Wir freuen uns, dass es dem „Haekelclub 590“ in diesem Jahr gelungen ist, sich mit der Demonstration und der guten Presse- und Bündnisarbeit einen Namen zu machen. Dies wird uns in den nächsten Jahren helfen den Widerstand und Protest gegen die neonazistischen Umtriebe und noch kommenden Demonstrationen auszuweiten.
Betrachtet man hingegen die eifrige Mobilisierungsarbeit der Nazis, so ist diese weitgehend erfolglos geblieben. Die Polizei zählte 287 ( 280 im Vorjahr) Teilnehmende. Was sie geboten bekamen? Eine Latschdemo abgesichert von massiven Polizeikräften durch ein abgesperrtes Viertel.

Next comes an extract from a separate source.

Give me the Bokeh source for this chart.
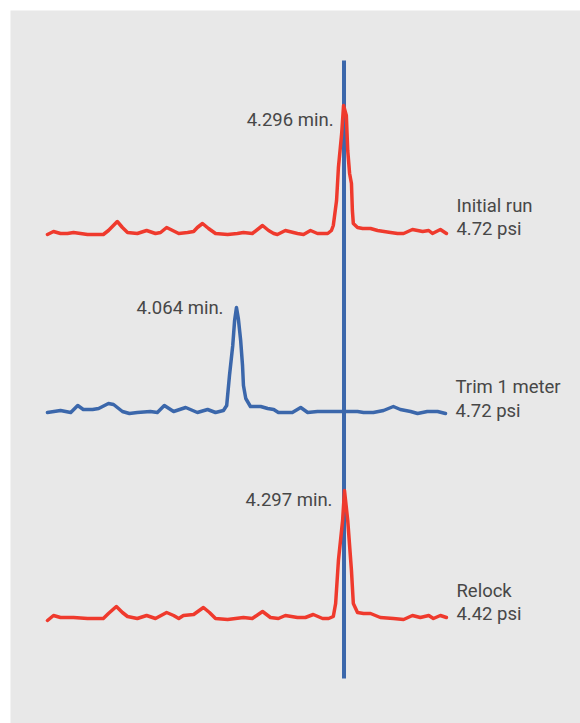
from bokeh.plotting import figure
from bokeh.models import Range1d
from bokeh.core.properties import value
from bokeh.embed import file_html
from bokeh.resources import INLINE

# ---- data (retention time in minutes, detector signal above each trace's baseline) ----
initial_t = [3.659, 3.672, 3.687, 3.702, 3.715, 3.730, 3.745, 3.779, 3.790, 3.809, 3.820, 3.831,
             3.852, 3.872, 3.891, 3.902, 3.915, 3.928, 3.941, 3.960, 3.973, 3.981, 3.992, 4.005,
             4.020, 4.046, 4.067, 4.080, 4.099, 4.121, 4.134, 4.145, 4.153, 4.170, 4.196, 4.209,
             4.224, 4.239, 4.261, 4.269, 4.273, 4.280, 4.284, 4.291, 4.295, 4.301, 4.304, 4.308,
             4.312, 4.314, 4.316, 4.325, 4.336, 4.353, 4.368, 4.396, 4.411, 4.424, 4.443, 4.465,
             4.478, 4.486, 4.503, 4.516]
initial_s = [-1, 2, 0, 0, 1, 0, -1, -1, 3, 12, 6, 1,
             0, 3, 0, 1, 6, 3, 0, 1, 2, 6, 10, 5,
             0, -1, 0, 1, 0, 8, 3, 0, -1, 3, 0, -1,
             3, 0, 0, 3, 8, 33, 66, 100, 128, 118, 83, 60,
             50, 23, 10, 6, 5, 5, 3, 1, 0, 0, 4, 2,
             3, 0, 4, 0]

trim_t = [3.659, 3.687, 3.709, 3.724, 3.736, 3.756, 3.769, 3.790, 3.801, 3.820, 3.835, 3.852,
          3.880, 3.895, 3.910, 3.930, 3.956, 3.981, 4.003, 4.020, 4.037, 4.044, 4.050, 4.057,
          4.061, 4.065, 4.069, 4.074, 4.078, 4.080, 4.085, 4.095, 4.117, 4.132, 4.145, 4.155,
          4.185, 4.203, 4.218, 4.239, 4.267, 4.295, 4.325, 4.338, 4.359, 4.381, 4.402, 4.417,
          4.439, 4.454, 4.475, 4.497, 4.514]
trim_s = [-1, 1, -1, 6, 2, 2, 3, 8, 7, 0, -2, -1,
          0, -1, 6, 0, 4, -1, 2, -1, 1, 6, 36, 66,
          91, 104, 93, 71, 46, 26, 13, 5, 5, 3, 2, -1,
          -1, 4, -1, 0, 0, 0, 0, -1, -1, 1, 5, 2,
          0, -2, 0, 0, -2]

relock_t = [3.659, 3.672, 3.687, 3.715, 3.745, 3.779, 3.790, 3.807, 3.820, 3.831, 3.852, 3.872,
            3.891, 3.915, 3.930, 3.941, 3.951, 3.973, 3.994, 4.007, 4.020, 4.046, 4.080, 4.099,
            4.121, 4.138, 4.155, 4.170, 4.196, 4.213, 4.230, 4.250, 4.263, 4.273, 4.278, 4.284,
            4.293, 4.297, 4.304, 4.312, 4.316, 4.325, 4.338, 4.353, 4.374, 4.402, 4.424, 4.443,
            4.460, 4.478, 4.488, 4.503, 4.516]
relock_s = [-2, 3, 1, 1, 0, 0, 5, 12, 6, 2, 0, 3,
            0, 6, 3, 0, 3, 4, 11, 6, 0, -1, 1, 0,
            7, 1, 0, 3, 1, 1, 4, 0, 0, 2, 15, 58,
            98, 128, 98, 48, 15, 6, 5, 5, 1, 0, -1, 3,
            1, 3, 0, 3, 1]

trace_names = ["Initial run", "Trim 1 meter", "Relock"]
trace_pressures = ["4.72 psi", "4.72 psi", "4.42 psi"]
trace_offsets = [490, 312, 105]          # vertical stacking offset of each trace
peak_labels = ["4.296 min.", "4.064 min.", "4.297 min."]
marker_rt = 4.296                        # reference retention time line
marker_span = [45, 663]

# ---- styles ----
RED = "#ef3a2d"
BLUE = "#3b67ab"
colors = [RED, BLUE, RED]
peak_label_offsets = [(-10, 14), (-13, 0), (-12, 9)]
side_label_offsets = [(-28, -5), (-25, -1), (-28, -5)]
TEXT_COLOR = "#474747"
FONT = value("Roboto")
FS = "18.5px"

p = figure(width=580, height=723, output_backend="svg", toolbar_location=None,
           x_range=Range1d(3.5796, 4.804), y_range=Range1d(0, 713),
           x_axis_location=None, y_axis_location=None,
           min_border_left=10, min_border_top=10, min_border_right=0, min_border_bottom=0,
           background_fill_color="#e8e8e8", border_fill_color="white")
p.outline_line_color = None
p.xgrid.visible = False
p.ygrid.visible = False

p.segment(x0=[marker_rt], y0=[marker_span[0]], x1=[marker_rt], y1=[marker_span[1]],
          line_color=BLUE, line_width=4)

series = [(initial_t, initial_s), (trim_t, trim_s), (relock_t, relock_s)]
for i, (t, s) in enumerate(series):
    off = trace_offsets[i]
    y = [v + off for v in s]
    p.line(t, y, line_color=colors[i], line_width=3.5, line_join="round", line_cap="round")

    # peak label
    k = max(range(len(s)), key=lambda j: s[j])
    dx, dy = peak_label_offsets[i]
    p.text(x=[t[k]], y=[y[k]], text=[peak_labels[i]], x_offset=dx, y_offset=dy,
           text_align="right", text_baseline="middle", text_font=FONT,
           text_font_size=FS, text_color=TEXT_COLOR)

    # right side labels
    n1, n2 = side_label_offsets[i]
    p.text(x=[t[-1]], y=[off], text=[trace_names[i]], x_offset=10, y_offset=n1,
           text_align="left", text_baseline="middle", text_font=FONT,
           text_font_size=FS, text_color=TEXT_COLOR)
    p.text(x=[t[-1]], y=[off], text=[trace_pressures[i]], x_offset=10, y_offset=n2,
           text_align="left", text_baseline="middle", text_font=FONT,
           text_font_size=FS, text_color=TEXT_COLOR)

open("out.html", "w").write(file_html(p, INLINE))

Die Nazis schwadronieren indes von einem erfolgreichen „Marsch der 300“ und vergleichen sich pathostriefend mit den Spartiaten in der antiken Schlacht bei den Thermopylen, ähnlich wie schon Göring 1943 bei der Schlacht in Stalingrad auf diesen Untergangs-Mythos zurückgriff. Wie immer, wenn es um historische Begebenheiten geht mit leichten Schwächen für´s Detail:
Ob die Spartiaten bei der Schlacht auch von über 700 “Bereitschaftspolizist_innen“ beschützt werden mussten?
Richtigstellung
Wir möchten an dieser Stelle deutlich Wolfgang Müller widersprechen. In einem Artikel des lokalen Westfälischen Anzeigers wird dieser wie folgt zitiert:
„Unsere Intention, ein friedliches Zeichen gegen Rechtsextremismus zu setzen, ist voll aufgegangen“, sagte Müller. Hilfreich sei es gewesen, dass der „ Runde Tisch gegen Extremismus und Gewalt“ alle Beteiligten unter einen Hut bekommen habe. In der Tat hatten in Hamm erstmals alle Gegner der Rechtsextremen gemeinsam zum Protest aufgerufen.“
Wir möchten klarstellen, dass nicht der „Runde Tisch gegen Extremismus und Gewalt“ bestehend u.a. aus CDU-Stadtverwaltung und Polizei die Akteure zusammengebracht hat.
Das solidarische Miteinander ist den jungen Menschen vom „Haekelclub
590“ zu verdanken, und wir sehen nicht ein, dass Stadt und Verwaltung,
nach über acht Jahren Ignoranz, diesen Tag für sich proklamieren.
An dieser Stelle noch mal herzlichen Dank an alle Unterstützer_innen und Helfer_innen, sowie solidarische Grüße an das gesamte Bündnis. Wir sind auf einem guten Weg. Lasst uns dran bleiben!